_YOUR TASK_
Starting with the line that contains "The picture is" and stopping after the line that contains "const p2YDecades = [-5, -4, -3, -2];", output every line exactly as it stands.
#####
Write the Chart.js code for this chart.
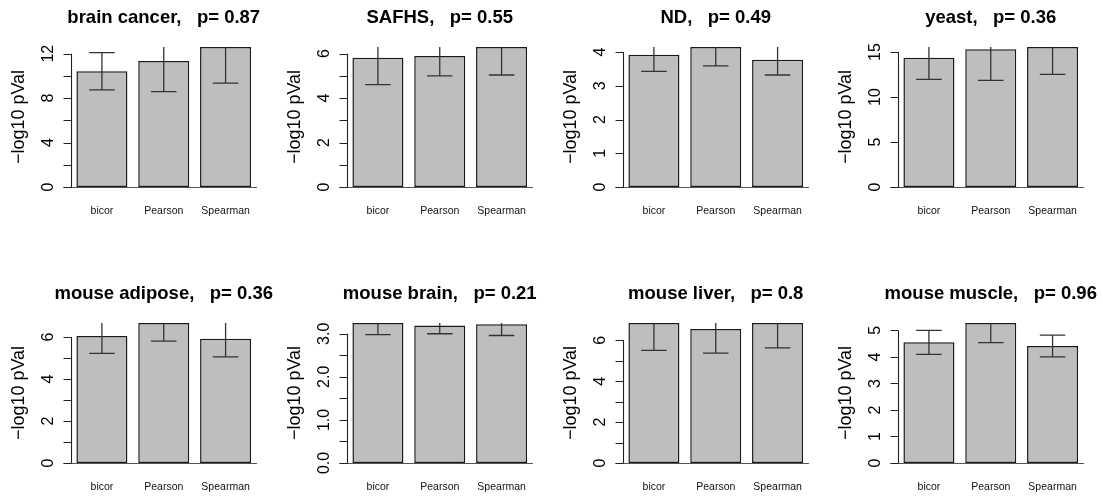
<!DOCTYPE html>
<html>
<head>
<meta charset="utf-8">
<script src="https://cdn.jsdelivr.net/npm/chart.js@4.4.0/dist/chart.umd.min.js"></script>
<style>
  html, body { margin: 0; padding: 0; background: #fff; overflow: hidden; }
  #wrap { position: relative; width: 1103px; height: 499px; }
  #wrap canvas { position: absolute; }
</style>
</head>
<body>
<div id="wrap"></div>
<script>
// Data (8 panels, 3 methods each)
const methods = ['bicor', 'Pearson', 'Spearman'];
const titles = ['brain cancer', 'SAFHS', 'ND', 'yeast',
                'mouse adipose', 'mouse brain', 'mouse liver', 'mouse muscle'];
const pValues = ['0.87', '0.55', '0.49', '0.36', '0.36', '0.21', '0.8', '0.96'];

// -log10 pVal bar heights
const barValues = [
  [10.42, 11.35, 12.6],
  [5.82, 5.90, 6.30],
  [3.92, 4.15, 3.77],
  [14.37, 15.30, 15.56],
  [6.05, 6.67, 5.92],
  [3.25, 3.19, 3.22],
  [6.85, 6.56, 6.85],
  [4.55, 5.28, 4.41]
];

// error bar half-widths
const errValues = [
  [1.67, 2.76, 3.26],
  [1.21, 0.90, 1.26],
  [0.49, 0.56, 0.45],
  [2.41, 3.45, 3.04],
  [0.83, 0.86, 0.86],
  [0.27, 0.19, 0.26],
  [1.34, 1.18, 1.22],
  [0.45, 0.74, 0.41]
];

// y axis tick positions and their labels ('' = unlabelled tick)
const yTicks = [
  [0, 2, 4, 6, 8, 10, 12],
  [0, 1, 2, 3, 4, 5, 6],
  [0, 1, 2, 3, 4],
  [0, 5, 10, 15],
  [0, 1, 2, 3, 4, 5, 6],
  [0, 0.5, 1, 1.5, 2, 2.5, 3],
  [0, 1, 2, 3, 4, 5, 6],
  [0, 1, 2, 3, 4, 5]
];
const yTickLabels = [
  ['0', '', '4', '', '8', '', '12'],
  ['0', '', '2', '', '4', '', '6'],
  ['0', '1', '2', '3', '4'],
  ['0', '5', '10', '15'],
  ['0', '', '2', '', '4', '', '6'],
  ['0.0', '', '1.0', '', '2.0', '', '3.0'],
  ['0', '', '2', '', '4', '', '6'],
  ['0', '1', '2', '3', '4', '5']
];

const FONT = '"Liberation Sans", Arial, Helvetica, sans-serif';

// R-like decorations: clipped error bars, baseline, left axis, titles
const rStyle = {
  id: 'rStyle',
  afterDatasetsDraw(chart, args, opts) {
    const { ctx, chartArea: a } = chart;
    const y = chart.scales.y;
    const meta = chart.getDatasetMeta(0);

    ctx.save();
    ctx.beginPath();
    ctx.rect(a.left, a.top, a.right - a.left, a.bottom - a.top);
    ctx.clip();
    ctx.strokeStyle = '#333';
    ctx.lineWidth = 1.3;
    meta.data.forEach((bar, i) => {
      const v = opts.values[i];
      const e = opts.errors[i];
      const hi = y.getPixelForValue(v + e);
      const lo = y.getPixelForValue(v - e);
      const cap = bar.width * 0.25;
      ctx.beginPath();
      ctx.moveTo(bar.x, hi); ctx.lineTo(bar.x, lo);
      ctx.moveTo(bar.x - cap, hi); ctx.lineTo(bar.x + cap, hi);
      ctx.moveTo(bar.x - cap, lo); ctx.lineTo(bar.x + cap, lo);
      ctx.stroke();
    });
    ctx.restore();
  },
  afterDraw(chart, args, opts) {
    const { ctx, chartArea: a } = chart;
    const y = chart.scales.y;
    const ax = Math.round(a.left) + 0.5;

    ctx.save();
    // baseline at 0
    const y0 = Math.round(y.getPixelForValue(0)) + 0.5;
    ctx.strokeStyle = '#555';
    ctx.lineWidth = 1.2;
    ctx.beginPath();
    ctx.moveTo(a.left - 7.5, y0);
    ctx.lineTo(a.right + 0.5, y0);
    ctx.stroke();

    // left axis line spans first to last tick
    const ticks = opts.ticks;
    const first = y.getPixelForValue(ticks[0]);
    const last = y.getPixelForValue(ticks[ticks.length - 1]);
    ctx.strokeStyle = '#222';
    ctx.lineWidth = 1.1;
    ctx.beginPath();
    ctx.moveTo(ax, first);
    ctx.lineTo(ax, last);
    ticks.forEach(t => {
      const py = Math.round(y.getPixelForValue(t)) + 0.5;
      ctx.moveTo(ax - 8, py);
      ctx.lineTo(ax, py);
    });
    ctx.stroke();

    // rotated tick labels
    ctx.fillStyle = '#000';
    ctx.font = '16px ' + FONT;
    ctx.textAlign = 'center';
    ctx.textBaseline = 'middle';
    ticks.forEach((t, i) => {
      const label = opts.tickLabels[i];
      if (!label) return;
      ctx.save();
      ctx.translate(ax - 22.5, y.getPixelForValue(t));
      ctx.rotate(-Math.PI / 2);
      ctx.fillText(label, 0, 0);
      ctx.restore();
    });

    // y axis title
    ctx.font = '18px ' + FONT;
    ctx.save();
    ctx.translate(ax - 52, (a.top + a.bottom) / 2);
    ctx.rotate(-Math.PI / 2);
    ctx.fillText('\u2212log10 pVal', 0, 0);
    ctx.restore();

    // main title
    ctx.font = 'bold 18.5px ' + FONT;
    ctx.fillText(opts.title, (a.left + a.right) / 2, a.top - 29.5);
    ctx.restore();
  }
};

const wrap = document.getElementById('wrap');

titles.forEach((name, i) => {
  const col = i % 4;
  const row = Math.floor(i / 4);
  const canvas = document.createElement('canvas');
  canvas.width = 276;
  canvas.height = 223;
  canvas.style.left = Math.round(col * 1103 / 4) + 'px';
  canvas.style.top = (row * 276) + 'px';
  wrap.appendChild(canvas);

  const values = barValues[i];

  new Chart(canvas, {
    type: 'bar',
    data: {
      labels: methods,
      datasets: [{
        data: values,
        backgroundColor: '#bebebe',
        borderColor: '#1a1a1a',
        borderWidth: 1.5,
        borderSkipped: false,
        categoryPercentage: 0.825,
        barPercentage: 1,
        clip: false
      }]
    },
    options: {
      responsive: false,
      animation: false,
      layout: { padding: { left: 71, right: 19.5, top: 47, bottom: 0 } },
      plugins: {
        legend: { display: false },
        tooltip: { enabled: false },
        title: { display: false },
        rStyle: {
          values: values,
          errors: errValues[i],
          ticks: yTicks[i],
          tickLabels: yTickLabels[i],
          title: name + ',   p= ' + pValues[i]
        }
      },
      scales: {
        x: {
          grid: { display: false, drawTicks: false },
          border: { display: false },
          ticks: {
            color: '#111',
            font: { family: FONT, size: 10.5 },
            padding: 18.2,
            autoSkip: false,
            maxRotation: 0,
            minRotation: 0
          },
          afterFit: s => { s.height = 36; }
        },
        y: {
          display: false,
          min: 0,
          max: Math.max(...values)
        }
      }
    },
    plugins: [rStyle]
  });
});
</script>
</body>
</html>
#####
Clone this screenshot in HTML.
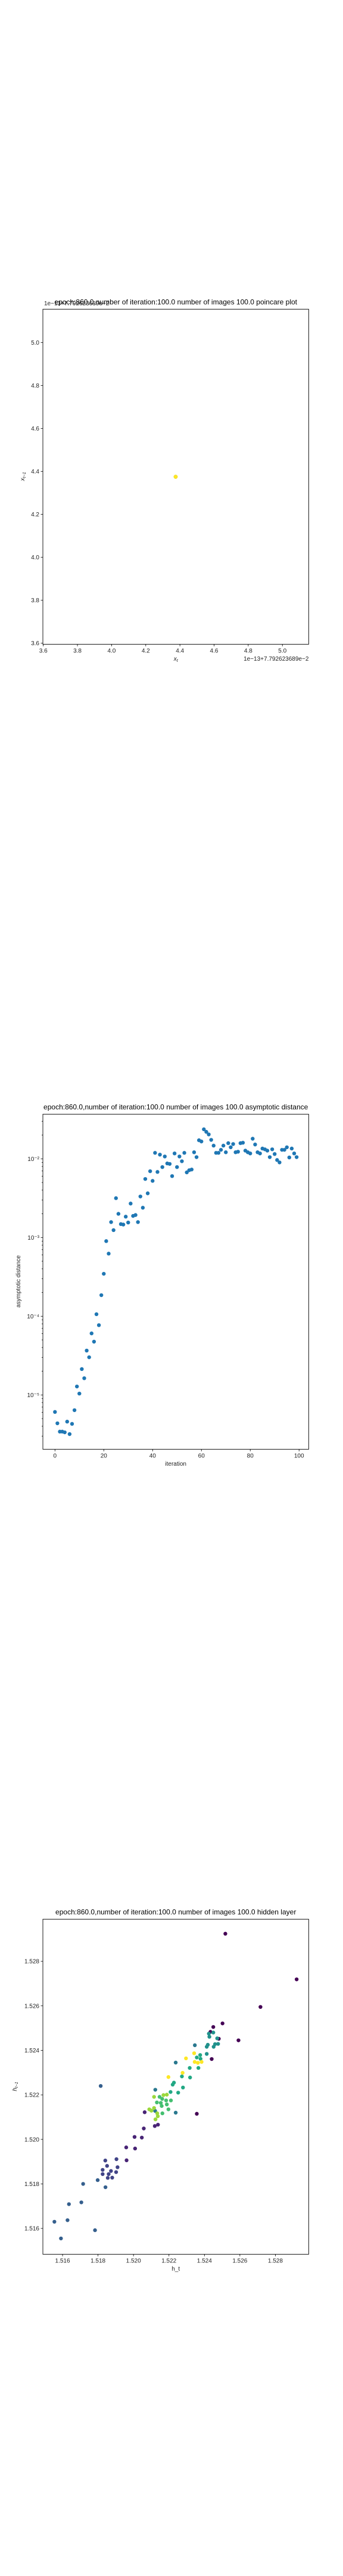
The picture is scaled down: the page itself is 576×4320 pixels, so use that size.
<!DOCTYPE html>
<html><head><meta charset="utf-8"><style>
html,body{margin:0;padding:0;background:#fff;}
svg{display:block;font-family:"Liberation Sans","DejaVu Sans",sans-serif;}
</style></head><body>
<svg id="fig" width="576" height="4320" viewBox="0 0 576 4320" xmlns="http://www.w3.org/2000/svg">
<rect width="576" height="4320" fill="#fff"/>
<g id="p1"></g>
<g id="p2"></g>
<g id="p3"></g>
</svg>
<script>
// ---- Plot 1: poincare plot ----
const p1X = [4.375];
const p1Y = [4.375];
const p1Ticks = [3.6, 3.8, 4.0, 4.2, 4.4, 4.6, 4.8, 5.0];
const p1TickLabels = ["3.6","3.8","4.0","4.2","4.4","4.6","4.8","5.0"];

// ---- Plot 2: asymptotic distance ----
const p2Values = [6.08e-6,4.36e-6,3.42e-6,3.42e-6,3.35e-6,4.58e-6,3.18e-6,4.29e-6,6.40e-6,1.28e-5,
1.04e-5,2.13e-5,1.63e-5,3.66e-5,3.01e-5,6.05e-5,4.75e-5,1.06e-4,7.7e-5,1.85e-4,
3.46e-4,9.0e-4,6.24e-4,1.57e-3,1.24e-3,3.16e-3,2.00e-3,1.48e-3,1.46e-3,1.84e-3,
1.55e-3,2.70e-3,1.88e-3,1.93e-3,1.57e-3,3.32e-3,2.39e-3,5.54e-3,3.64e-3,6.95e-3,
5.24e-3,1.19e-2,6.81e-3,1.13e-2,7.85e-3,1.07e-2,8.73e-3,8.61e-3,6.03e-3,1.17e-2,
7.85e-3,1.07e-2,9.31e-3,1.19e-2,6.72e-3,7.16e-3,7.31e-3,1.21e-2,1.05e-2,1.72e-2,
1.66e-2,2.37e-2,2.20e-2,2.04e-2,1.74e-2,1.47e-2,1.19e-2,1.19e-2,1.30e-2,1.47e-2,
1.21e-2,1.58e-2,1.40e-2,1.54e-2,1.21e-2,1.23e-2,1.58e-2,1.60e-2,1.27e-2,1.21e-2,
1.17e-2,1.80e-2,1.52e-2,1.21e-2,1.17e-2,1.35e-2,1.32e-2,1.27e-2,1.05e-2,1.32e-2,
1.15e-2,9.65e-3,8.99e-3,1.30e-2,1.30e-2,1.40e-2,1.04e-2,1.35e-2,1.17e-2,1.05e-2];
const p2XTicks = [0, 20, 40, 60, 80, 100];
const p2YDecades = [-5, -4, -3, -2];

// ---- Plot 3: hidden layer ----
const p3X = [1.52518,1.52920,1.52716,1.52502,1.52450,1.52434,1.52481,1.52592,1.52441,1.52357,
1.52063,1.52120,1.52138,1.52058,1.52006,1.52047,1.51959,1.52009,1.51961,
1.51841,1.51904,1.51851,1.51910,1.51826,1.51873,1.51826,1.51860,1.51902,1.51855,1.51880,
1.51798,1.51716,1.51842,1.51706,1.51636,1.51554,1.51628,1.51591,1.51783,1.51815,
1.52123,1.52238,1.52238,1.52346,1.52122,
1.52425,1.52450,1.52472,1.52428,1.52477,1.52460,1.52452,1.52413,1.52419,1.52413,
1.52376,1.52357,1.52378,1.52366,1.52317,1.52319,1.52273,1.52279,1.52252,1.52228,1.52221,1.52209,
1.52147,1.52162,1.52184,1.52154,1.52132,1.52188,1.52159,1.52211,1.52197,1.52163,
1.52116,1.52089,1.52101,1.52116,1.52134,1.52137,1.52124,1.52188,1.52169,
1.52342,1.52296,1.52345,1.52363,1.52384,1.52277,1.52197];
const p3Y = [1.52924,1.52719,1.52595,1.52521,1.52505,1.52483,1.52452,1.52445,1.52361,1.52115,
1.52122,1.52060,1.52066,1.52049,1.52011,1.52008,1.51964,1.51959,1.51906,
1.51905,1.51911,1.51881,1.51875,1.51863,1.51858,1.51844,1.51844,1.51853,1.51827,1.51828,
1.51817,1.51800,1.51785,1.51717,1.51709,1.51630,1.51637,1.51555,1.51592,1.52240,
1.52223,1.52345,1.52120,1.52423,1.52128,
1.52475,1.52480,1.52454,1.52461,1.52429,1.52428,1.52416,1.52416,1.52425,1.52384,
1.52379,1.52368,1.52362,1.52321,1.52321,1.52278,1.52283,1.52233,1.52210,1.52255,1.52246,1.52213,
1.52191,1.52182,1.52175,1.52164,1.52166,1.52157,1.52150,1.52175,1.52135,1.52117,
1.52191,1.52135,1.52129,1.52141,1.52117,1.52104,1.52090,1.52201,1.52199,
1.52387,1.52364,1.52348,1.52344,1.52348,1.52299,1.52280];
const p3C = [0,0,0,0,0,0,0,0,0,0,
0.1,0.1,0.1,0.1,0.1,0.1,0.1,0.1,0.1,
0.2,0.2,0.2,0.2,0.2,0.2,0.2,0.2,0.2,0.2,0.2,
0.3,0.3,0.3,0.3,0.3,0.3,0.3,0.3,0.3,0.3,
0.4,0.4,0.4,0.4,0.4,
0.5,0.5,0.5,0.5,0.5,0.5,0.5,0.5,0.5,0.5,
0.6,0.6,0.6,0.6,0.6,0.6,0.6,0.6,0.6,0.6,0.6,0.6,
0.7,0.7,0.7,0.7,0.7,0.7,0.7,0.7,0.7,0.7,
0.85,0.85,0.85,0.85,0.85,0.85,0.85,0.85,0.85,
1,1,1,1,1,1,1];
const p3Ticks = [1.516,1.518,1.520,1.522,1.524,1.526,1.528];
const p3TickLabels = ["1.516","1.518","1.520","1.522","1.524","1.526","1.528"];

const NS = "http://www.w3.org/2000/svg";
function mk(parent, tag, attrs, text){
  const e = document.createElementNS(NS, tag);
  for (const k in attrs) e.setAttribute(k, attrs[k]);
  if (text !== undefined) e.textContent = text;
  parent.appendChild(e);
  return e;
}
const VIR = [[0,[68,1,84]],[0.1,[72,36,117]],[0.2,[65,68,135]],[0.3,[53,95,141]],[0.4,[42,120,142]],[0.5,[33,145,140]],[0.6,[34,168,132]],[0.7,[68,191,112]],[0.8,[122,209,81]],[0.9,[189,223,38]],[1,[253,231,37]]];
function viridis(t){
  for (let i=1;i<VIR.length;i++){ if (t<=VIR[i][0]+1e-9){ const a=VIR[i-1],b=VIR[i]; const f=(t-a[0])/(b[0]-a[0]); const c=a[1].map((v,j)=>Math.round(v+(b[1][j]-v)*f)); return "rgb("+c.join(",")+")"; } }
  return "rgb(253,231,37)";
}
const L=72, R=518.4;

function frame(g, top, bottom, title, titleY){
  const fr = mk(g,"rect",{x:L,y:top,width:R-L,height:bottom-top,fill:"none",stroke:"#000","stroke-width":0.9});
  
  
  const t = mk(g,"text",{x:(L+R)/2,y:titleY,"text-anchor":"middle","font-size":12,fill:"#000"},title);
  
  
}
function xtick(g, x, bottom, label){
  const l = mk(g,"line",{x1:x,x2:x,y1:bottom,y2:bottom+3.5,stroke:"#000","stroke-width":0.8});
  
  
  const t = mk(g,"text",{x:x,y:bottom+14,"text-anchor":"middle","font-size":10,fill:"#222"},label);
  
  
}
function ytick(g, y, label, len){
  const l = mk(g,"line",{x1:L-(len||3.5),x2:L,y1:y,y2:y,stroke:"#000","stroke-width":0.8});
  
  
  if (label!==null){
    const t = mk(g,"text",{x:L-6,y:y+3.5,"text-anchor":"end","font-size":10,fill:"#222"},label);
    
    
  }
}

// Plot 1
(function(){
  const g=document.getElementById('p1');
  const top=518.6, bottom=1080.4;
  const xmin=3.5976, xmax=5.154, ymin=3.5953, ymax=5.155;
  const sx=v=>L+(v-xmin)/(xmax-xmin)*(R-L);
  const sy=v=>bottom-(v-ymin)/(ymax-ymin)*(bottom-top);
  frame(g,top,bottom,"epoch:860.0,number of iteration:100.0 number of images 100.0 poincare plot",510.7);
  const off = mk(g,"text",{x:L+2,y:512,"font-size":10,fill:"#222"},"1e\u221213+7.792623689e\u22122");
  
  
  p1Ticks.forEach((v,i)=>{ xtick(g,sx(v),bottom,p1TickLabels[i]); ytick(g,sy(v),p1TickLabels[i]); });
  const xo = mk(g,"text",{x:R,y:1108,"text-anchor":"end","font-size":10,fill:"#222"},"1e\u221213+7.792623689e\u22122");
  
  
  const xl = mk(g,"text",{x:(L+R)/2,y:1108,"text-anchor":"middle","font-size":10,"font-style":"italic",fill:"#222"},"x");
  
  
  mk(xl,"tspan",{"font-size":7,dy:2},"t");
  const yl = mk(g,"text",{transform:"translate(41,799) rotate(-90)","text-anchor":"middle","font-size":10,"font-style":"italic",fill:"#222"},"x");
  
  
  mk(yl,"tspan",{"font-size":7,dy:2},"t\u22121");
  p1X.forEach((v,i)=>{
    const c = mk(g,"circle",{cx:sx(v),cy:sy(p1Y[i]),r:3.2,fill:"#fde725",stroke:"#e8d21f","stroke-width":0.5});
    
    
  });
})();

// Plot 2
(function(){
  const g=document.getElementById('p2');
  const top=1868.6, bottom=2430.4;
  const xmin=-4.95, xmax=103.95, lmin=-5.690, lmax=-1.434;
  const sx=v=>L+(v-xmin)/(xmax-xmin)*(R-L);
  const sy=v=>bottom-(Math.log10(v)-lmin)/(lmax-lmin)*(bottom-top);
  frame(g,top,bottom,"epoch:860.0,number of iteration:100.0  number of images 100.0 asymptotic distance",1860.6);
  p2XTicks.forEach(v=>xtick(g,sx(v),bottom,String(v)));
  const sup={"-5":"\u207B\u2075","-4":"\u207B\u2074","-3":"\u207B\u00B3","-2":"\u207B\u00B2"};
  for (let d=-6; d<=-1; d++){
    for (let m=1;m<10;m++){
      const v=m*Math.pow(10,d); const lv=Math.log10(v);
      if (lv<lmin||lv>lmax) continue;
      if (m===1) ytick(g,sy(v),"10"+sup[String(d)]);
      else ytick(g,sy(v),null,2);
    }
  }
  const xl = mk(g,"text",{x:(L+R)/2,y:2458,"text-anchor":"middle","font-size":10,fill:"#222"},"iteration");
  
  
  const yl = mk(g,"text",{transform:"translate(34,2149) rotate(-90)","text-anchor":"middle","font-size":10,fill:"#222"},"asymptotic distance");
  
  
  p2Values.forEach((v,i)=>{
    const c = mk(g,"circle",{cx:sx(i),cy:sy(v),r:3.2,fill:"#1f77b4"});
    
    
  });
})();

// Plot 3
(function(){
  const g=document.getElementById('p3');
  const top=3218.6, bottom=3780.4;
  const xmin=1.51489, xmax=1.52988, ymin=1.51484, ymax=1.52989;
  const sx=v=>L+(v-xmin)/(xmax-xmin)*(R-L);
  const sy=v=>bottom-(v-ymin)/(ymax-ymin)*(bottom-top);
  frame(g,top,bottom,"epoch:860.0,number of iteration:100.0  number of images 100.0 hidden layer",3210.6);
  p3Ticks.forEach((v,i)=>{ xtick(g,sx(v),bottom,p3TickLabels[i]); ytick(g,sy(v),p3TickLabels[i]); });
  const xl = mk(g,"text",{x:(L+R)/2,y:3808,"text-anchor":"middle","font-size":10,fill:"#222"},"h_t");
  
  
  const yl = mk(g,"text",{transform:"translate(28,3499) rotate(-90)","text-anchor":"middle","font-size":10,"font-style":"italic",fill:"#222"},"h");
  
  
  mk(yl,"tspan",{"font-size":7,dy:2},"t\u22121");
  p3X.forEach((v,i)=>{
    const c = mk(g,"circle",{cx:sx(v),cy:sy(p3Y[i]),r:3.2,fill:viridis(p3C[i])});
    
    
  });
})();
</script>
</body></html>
#####
_EXERCISE OUTPUT_
The picture is scaled down: the page itself is 576×4320 pixels, so use that size.
<!DOCTYPE html>
<html><head><meta charset="utf-8"><style>
html,body{margin:0;padding:0;background:#fff;}
svg{display:block;font-family:"Liberation Sans","DejaVu Sans",sans-serif;}
</style></head><body>
<svg id="fig" width="576" height="4320" viewBox="0 0 576 4320" xmlns="http://www.w3.org/2000/svg">
<rect width="576" height="4320" fill="#fff"/>
<g id="p1"></g>
<g id="p2"></g>
<g id="p3"></g>
</svg>
<script>
// ---- Plot 1: poincare plot ----
const p1X = [4.375];
const p1Y = [4.375];
const p1Ticks = [3.6, 3.8, 4.0, 4.2, 4.4, 4.6, 4.8, 5.0];
const p1TickLabels = ["3.6","3.8","4.0","4.2","4.4","4.6","4.8","5.0"];

// ---- Plot 2: asymptotic distance ----
const p2Values = [6.08e-6,4.36e-6,3.42e-6,3.42e-6,3.35e-6,4.58e-6,3.18e-6,4.29e-6,6.40e-6,1.28e-5,
1.04e-5,2.13e-5,1.63e-5,3.66e-5,3.01e-5,6.05e-5,4.75e-5,1.06e-4,7.7e-5,1.85e-4,
3.46e-4,9.0e-4,6.24e-4,1.57e-3,1.24e-3,3.16e-3,2.00e-3,1.48e-3,1.46e-3,1.84e-3,
1.55e-3,2.70e-3,1.88e-3,1.93e-3,1.57e-3,3.32e-3,2.39e-3,5.54e-3,3.64e-3,6.95e-3,
5.24e-3,1.19e-2,6.81e-3,1.13e-2,7.85e-3,1.07e-2,8.73e-3,8.61e-3,6.03e-3,1.17e-2,
7.85e-3,1.07e-2,9.31e-3,1.19e-2,6.72e-3,7.16e-3,7.31e-3,1.21e-2,1.05e-2,1.72e-2,
1.66e-2,2.37e-2,2.20e-2,2.04e-2,1.74e-2,1.47e-2,1.19e-2,1.19e-2,1.30e-2,1.47e-2,
1.21e-2,1.58e-2,1.40e-2,1.54e-2,1.21e-2,1.23e-2,1.58e-2,1.60e-2,1.27e-2,1.21e-2,
1.17e-2,1.80e-2,1.52e-2,1.21e-2,1.17e-2,1.35e-2,1.32e-2,1.27e-2,1.05e-2,1.32e-2,
1.15e-2,9.65e-3,8.99e-3,1.30e-2,1.30e-2,1.40e-2,1.04e-2,1.35e-2,1.17e-2,1.05e-2];
const p2XTicks = [0, 20, 40, 60, 80, 100];
const p2YDecades = [-5, -4, -3, -2];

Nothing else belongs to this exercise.